AWS Backup Vault Lock adds an extra layer of security by preventing backups from being deleted or modified during the specified retention period, thereby further enhancing the immutability and protection of the backups.
With Vault lock, you can apply Governance or Compliance mode. When governance mode is selected, only authorized individuals can make modifications to a backup vault and Compliance mode ensures that a vault is retained for the entire duration of the defined retention term. Once a vault in compliance mode is locked, the lock cannot be altered because it is immutable. However, you can specify a grace period, or cooling-off period, before the vault locks and becomes immutable.
Hi,
Backups are in essence immutable. But, Backup Vault wraps them in additional layer of security to protect them further against ransomware or similar attacks.

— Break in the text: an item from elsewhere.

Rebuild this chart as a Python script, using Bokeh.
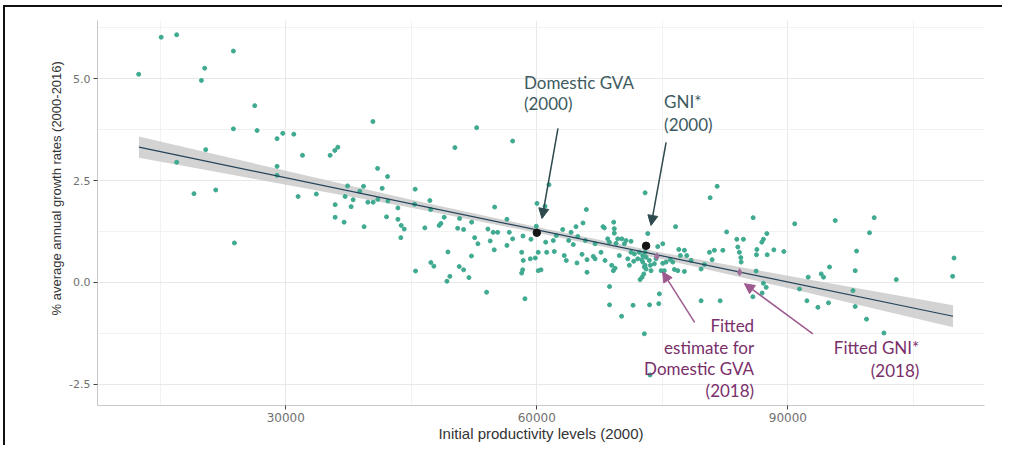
import numpy as np
from bokeh.plotting import figure
from bokeh.models import (FixedTicker, PrintfTickFormatter, NumeralTickFormatter,
                          Arrow, NormalHead, Title, Range1d)
from bokeh.embed import file_html
from bokeh.resources import INLINE
from bokeh.core.properties import value

# ---- data ----
x_prod = [12420, 15110, 16960, 23740, 20310, 19920, 26290, 23740, 26570, 29640,
          28960, 30960, 20430, 16960, 32000, 35300, 35860, 36220, 28960, 28960,
          19030, 21630, 31470, 33650, 35900, 35900, 23860, 40410, 52810, 50210,
          57110, 40970, 42160, 37380, 39290, 38850, 41520, 45460, 37090, 38050,
          39810, 40440, 41000, 42200, 45390, 47220, 37810, 43400, 47310, 54960,
          36970, 39360, 42040, 43400, 48930, 50770, 52210, 43790, 44150, 46620,
          48330, 48540, 50540, 51250, 54160, 54790, 55320, 43750, 52570, 54430,
          52960, 54910, 49380, 52190, 47340, 47700, 50730, 51250, 45510, 49610,
          49260, 51890, 54000, 61450, 72940, 60020, 60980, 65920, 56430, 59940,
          69190, 56710, 58350, 59300, 63090, 64680, 65520, 67910, 68070, 69260,
          69260, 64090, 64890, 62330, 61970, 61060, 57110, 56430, 63810, 64360,
          65800, 68470, 68670, 69670, 70150, 70660, 71260, 69470, 70460, 66960,
          67670, 62090, 61180, 60170, 58190, 59820, 58380, 59220, 63280, 63520,
          64800, 65400, 66000, 66750, 66960, 68150, 69860, 71260, 71660, 72250,
          72660, 70870, 71580, 72060, 72540, 73060, 68950, 69350, 71060, 72940,
          73060, 69150, 66000, 60500, 60170, 58190, 58310, 72780, 72340, 68690,
          58580, 68690, 71500, 73470, 70130, 72850, 74570, 74650, 73530, 81550,
          80710, 85850, 90820, 76580, 82680, 87490, 73260, 87080, 86890, 83900,
          84690, 84020, 84210, 81220, 82230, 80630, 86300, 88330, 89520, 86250,
          87530, 84380, 84420, 75050, 74450, 76970, 77640, 77160, 77920, 78440,
          80950, 80030, 79630, 75960, 76250, 75050, 75450, 74250, 72850, 72940,
          72660, 72850, 72580, 73450, 73570, 73650, 74050, 76440, 76850, 77640,
          74850, 75240, 86210, 87080, 87410, 86930, 85820, 79630, 81910, 91390,
          95660, 100320, 99760, 98210, 94980, 93990, 94260, 92430, 98050, 102960,
          109860, 109690, 97780, 92280, 93590, 94860, 98050, 99400, 101480]
y_growth = [5.11, 6.02, 6.08, 5.68, 5.26, 4.96, 4.34, 3.77, 3.73, 3.66,
            3.53, 3.64, 3.26, 2.95, 3.12, 3.12, 3.24, 3.32, 2.85, 2.63,
            2.18, 2.27, 2.11, 2.17, 1.91, 1.60, 0.97, 3.95, 3.80, 3.31,
            3.47, 2.80, 2.60, 2.37, 2.36, 2.24, 2.31, 2.29, 2.11, 2.03,
            1.97, 1.97, 2.04, 2.00, 1.92, 2.01, 1.86, 1.83, 1.79, 1.85,
            1.48, 1.37, 1.61, 1.55, 1.60, 1.57, 1.48, 1.40, 1.31, 1.34,
            1.40, 1.45, 1.33, 1.30, 1.31, 1.23, 1.23, 1.10, 1.10, 1.02,
            0.95, 0.80, 0.75, 0.65, 0.49, 0.40, 0.39, 0.31, 0.28, 0.15,
            0.03, 0.12, -0.24, 2.40, 2.20, 1.94, 1.87, 1.79, 1.55, 1.38,
            1.48, 1.23, 1.14, 1.06, 1.30, 1.37, 1.46, 1.37, 1.34, 1.32,
            1.21, 1.23, 1.13, 1.15, 1.03, 0.99, 1.07, 0.91, 1.03, 0.93,
            1.03, 1.07, 0.99, 1.07, 1.07, 1.03, 1.01, 0.96, 0.95, 0.95,
            0.74, 0.76, 0.74, 0.74, 0.74, 0.60, 0.54, 0.58, 0.66, 0.54,
            0.48, 0.69, 0.56, 0.64, 0.58, 0.54, 0.66, 0.74, 0.70, 0.74,
            0.66, 0.58, 0.52, 0.58, 0.56, 0.62, 0.42, 0.35, 0.42, 0.42,
            0.33, 0.29, 0.25, 0.31, 0.29, 0.23, 0.31, 0.21, 0.07, -0.10,
            -0.40, -0.55, -0.56, -0.55, -0.83, -1.26, -0.52, -0.28, -2.27, 2.36,
            2.08, 1.59, 1.44, 1.37, 1.24, 1.20, 1.20, 1.06, 0.99, 1.06,
            1.06, 0.87, 0.74, 0.79, 0.79, 0.74, 0.81, 0.80, 0.76, 0.68,
            0.68, 0.61, 0.50, 0.95, 0.88, 0.81, 0.79, 0.66, 0.66, 0.54,
            0.56, 0.44, 0.33, 0.56, 0.50, 0.47, 0.50, 0.58, 0.87, 0.74,
            0.50, 0.38, 0.13, 0.54, 0.42, 0.29, 0.46, 0.32, 0.29, 0.27,
            0.29, 0.29, 0.28, -0.02, -0.12, -0.26, -0.35, -0.45, -0.45, -0.16,
            1.52, 1.59, 1.22, 0.77, 0.38, 0.21, 0.13, 0.13, 0.29, 0.07,
            0.60, 0.15, -0.20, -0.45, -0.61, -0.50, -0.59, -0.90, -1.24]

# fitted line (end points) and confidence band half-widths
fit_x = [12450, 109740]
fit_y = [3.32, -0.83]
band_x = [12450, 20000, 30000, 45000, 60000, 75000, 90000, 100000, 109740]
band_half = [0.26, 0.22, 0.17, 0.10, 0.07, 0.08, 0.15, 0.21, 0.27]

# highlighted points
key_x = [60000, 73060]          # Domestic GVA (2000), GNI* (2000)
key_y = [1.22, 0.90]
fit18_x = [74340, 84240]        # fitted Domestic GVA (2018), fitted GNI* (2018)
fit18_y = [0.64, 0.25]

x_ticks = [30000, 60000, 90000]
x_minor = [15000, 45000, 75000, 105000]
y_ticks = [-2.5, 0.0, 2.5, 5.0]
y_minor = [-1.25, 1.25, 3.75, 6.25]

# ---- figure ----
p = figure(width=999, height=440, x_range=Range1d(7500, 113500),
           y_range=Range1d(-3.02, 6.43), output_backend="svg",
           toolbar_location=None, min_border_left=92, min_border_right=20,
           min_border_top=13, min_border_bottom=42)
p.styles = {"border-top": "2px solid #111111", "border-left": "2px solid #111111",
            "margin-top": "5px", "margin-left": "3px"}
p.outline_line_color = None
p.background_fill_color = "white"
p.border_fill_color = "white"

xt = FixedTicker(ticks=x_ticks, minor_ticks=x_minor)
yt = FixedTicker(ticks=y_ticks, minor_ticks=y_minor)
p.xaxis.ticker = xt
p.yaxis.ticker = yt
p.xgrid.ticker = xt
p.ygrid.ticker = yt
p.xaxis.formatter = NumeralTickFormatter(format="0")
p.yaxis.formatter = PrintfTickFormatter(format="%.1f")
for g in (p.xgrid, p.ygrid):
    g.grid_line_color = "#E8E8E8"
    g.grid_line_width = 1
    g.minor_grid_line_color = "#F2F2F2"
    g.minor_grid_line_width = 1
for ax in (p.xaxis, p.yaxis):
    ax.axis_line_color = "#C9C9C9"
    ax.major_tick_line_color = "#444444"
    ax.major_tick_out = 4
    ax.major_tick_in = 0
    ax.minor_tick_line_color = None
    ax.major_label_text_font = "DejaVu Sans"
    ax.major_label_text_font_size = "11px"
    ax.major_label_text_color = "#707070"
    ax.major_label_standoff = 3
p.xaxis.major_label_text_font_size = "12px"

p.xaxis.axis_label = "Initial productivity levels (2000)"
p.xaxis.axis_label_text_font = "Liberation Sans"
p.xaxis.axis_label_text_font_size = "15px"
p.xaxis.axis_label_text_font_style = "normal"
p.xaxis.axis_label_text_color = "#333333"
p.xaxis.axis_label_standoff = 0

# y label as a left-side title, offset upward as in the original
ytitle = Title(text="% average annual growth rates (2000-2016)", align="left",
               offset=90, text_font="Liberation Sans", text_font_size="13px",
               text_font_style="normal", text_color="#333333", standoff=6)
p.add_layout(ytitle, "left")

# ---- band and fitted line ----
band_fit = np.interp(band_x, fit_x, fit_y)
lower = [f - h for f, h in zip(band_fit, band_half)]
upper = [f + h for f, h in zip(band_fit, band_half)]
p.varea(x=band_x, y1=lower, y2=upper, fill_color="#C4C4C4", fill_alpha=0.75)

# ---- scatter ----
p.scatter(x_prod, y_growth, size=4, fill_color="#3FAA90", line_color="#3FAA90")
p.line(fit_x, fit_y, line_color="#24435A", line_width=1.2)

p.scatter(key_x, key_y, size=7.5, fill_color="#151515", line_color="#151515")
p.scatter(fit18_x, fit18_y, size=7, marker="diamond", fill_color="#A0709A",
          line_color="#A0709A")

# ---- annotations ----
dark = "#3D5A60"
dark_arrow = "#2E4A4E"
purple = "#7A2F6B"
purple_arrow = "#9E5A8E"

font = value("Lato")
p.text(x=[58460, 58460, 75210, 75210], y=[4.91, 4.39, 4.44, 3.88],
       text=["Domestic GVA", "(2000)", "GNI*", "(2000)"],
       text_font=font, text_font_size="17px", text_color=dark,
       text_align="left", text_baseline="middle")
p.text(x=[85970, 85970, 85970, 85970, 105710, 105710],
       y=[-1.06, -1.60, -2.11, -2.65, -1.60, -2.16],
       text=["Fitted", "estimate for", "Domestic GVA", "(2018)", "Fitted GNI*", "(2018)"],
       text_font=font, text_font_size="17px", text_color=purple,
       text_align="right", text_baseline="middle")

arrows = [
    (62530, 3.78, 60620, 1.57, dark_arrow),
    (75450, 3.44, 73650, 1.40, dark_arrow),
    (78860, -0.98, 75030, 0.26, purple_arrow),
    (92990, -1.26, 84810, -0.03, purple_arrow),
]
for xs, ys, xe, ye, c in arrows:
    p.add_layout(Arrow(end=NormalHead(size=10, fill_color=c, line_color=c),
                       x_start=xs, y_start=ys, x_end=xe, y_end=ye,
                       line_color=c, line_width=1.5))

open("out.html", "w").write(file_html(p, INLINE))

It is very well explained in this additional blog post: https://aws.amazon.com/blogs/storage/protecting-data-with-aws-backup-vault-lock/
Best,
Didier
An important consideration on top of what others wrote, if you're using KMS encryption with customer-managed KMS keys for your source data, the backups for many resource types, particularly those backed by EBS volumes, use the same KMS key for the backups. If the KMS key is deleted, the backups are lost together with the source data, regardless of the backup recovery points themselves potentially remaining in the backup vault. They'll be useless without the KMS key.

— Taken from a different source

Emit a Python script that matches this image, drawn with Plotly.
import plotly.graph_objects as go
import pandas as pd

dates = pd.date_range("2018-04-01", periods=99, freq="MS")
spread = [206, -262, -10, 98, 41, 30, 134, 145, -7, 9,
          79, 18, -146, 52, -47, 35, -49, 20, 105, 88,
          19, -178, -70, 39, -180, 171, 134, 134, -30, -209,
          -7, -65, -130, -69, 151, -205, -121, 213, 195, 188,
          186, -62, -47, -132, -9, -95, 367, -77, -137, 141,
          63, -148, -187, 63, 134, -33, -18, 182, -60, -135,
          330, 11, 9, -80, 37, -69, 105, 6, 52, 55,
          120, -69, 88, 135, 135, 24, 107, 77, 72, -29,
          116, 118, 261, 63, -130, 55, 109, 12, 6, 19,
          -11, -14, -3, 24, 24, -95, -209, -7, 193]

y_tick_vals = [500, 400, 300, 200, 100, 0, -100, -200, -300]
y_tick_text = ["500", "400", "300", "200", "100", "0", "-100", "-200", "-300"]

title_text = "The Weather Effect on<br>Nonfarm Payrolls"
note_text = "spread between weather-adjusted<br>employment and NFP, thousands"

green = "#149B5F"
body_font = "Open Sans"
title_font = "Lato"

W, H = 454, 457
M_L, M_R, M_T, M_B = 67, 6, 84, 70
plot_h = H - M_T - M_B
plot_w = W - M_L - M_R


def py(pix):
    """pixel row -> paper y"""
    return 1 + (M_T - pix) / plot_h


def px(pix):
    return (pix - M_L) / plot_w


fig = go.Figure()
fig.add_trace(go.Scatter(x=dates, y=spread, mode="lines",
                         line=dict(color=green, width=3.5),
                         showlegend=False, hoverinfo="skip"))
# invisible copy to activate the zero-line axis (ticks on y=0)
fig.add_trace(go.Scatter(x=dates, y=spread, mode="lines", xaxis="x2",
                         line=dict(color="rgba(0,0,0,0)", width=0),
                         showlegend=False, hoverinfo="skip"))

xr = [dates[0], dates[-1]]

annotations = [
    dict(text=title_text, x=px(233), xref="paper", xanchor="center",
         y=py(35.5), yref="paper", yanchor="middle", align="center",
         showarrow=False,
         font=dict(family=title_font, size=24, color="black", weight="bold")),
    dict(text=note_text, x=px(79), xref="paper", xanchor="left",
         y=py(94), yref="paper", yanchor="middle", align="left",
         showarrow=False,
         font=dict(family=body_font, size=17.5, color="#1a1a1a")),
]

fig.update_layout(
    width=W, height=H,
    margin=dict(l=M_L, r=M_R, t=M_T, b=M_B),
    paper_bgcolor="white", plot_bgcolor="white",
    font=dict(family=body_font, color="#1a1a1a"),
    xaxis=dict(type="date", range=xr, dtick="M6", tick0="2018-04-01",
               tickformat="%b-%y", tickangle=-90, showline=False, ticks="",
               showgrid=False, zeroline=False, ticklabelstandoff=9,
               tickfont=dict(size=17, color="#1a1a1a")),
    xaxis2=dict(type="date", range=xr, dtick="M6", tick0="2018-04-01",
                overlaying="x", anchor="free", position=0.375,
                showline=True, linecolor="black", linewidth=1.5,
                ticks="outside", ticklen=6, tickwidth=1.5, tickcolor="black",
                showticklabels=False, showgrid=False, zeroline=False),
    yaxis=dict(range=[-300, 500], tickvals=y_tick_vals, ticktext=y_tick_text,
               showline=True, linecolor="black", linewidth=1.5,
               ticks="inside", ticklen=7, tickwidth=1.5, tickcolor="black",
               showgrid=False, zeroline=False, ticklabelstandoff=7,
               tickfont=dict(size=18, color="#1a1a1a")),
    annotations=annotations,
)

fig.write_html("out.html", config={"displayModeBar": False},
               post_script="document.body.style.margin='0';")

Some resource types support encrypting the backups with different keys as part of creating the backup: https://docs.aws.amazon.com/aws-backup/latest/devguide/encryption.html. For the resources that don't support it, you can configure the vault's contents to be replicated to another vault automatically: https://docs.aws.amazon.com/aws-backup/latest/devguide/recov-point-create-a-copy.html and in the process, to be re-encrypted under a different KMS key that you would secure separately. You could choose to place those KMS keys and even the AWS Backup vaults in a separate, dedicated backup account.
Of course, you can also choose to rely on IAM policies, KMS key policies, Service Control Policies (from your AWS Organizations org), or other authorisation mechanisms to protect the KMS keys, but whatever way it is done, it's essential that the keys used to encrypt the backup data keys survive independently of the AWS Backup recovery points for any of them to be possible to restore.